Sunday, May 24, 2009

Lincoln: Mental Illness and Greatness

The article behind this link is not new; it's been online for almost four years. I came across it only recently, however. Joshua Wolf Shenk writes about Abraham Lincoln's life-long confrontation with clinical depression, a malady he overcame not by ending it, but by channelling it towards acts of great significance.
Many popular philosophies propose that suffering can be beaten simply, quickly,
and clearly. Popular biographies often express the same view. Many writers,
faced with the unhappiness of a heroic figure, make sure to find some crucible
in which that bad feeling is melted into something new. "Biographies tend
conventionally to be structured as crisis-and-recovery narratives," the critic
Louis Menand writes, "in which the subject undergoes a period of disillusionment
or adversity, and then has a 'breakthrough' or arrives at a 'turning point'
before going on to achieve whatever sort of greatness obtains." Lincoln's
melancholy doesn't lend itself to such a narrative. No point exists after which
the melancholy dissolved—not in January of 1841; not during his middle age; and
not at his political resurgence, beginning in 1854. Whatever greatness Lincoln
achieved cannot be explained as a triumph over personal suffering. Rather, it
must be accounted an outgrowth of the same system that produced that suffering.
This is a story not of transformation but of integration. Lincoln didn't do
great work because he solved the problem of his melancholy; the problem of his
melancholy was all the more fuel for the fire of his great work.
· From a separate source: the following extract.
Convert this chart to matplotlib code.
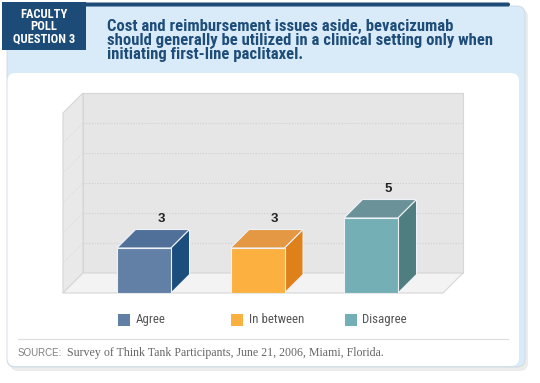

Regular readers will of course recognize why I especially appreciated this vigniette:
Elizabeth Keckley, Mary Lincoln's dressmaker, once told of watching the
president drag himself into the room where she was fitting the First Lady. "His
step was slow and heavy, and his face sad," Keckley recalled. "Like a tired
child he threw himself upon a sofa, and shaded his eyes with his hands. He was a
complete picture of dejection." He had just returned from the War Department, he
said, where the news was "dark, dark everywhere." Lincoln then took a small
Bible from a stand near the sofa and began to read. "A quarter of an hour
passed," Keckley remembered, "and on glancing at the sofa the face of the
president seemed more cheerful. The dejected look was gone; in fact, the
countenance was lighted up with new resolution and hope." Wanting to see what he
was reading, Keckley pretended she had dropped something and went behind where
Lincoln was sitting so that she could look over his shoulder. It was the Book of

1 comment:

Anonymous said...

Visiting from Instapundit which linked to your loyalty law post.

Reading the Union casualty lists, witnessing hesitant Union generals miss opportunities (McLellan after Antietam or Meade after Gettysburg) to shorten the war, abiding Northern politicians who would rather see the Union sundered than himself win re-election...yes, I'd be melancholy, too.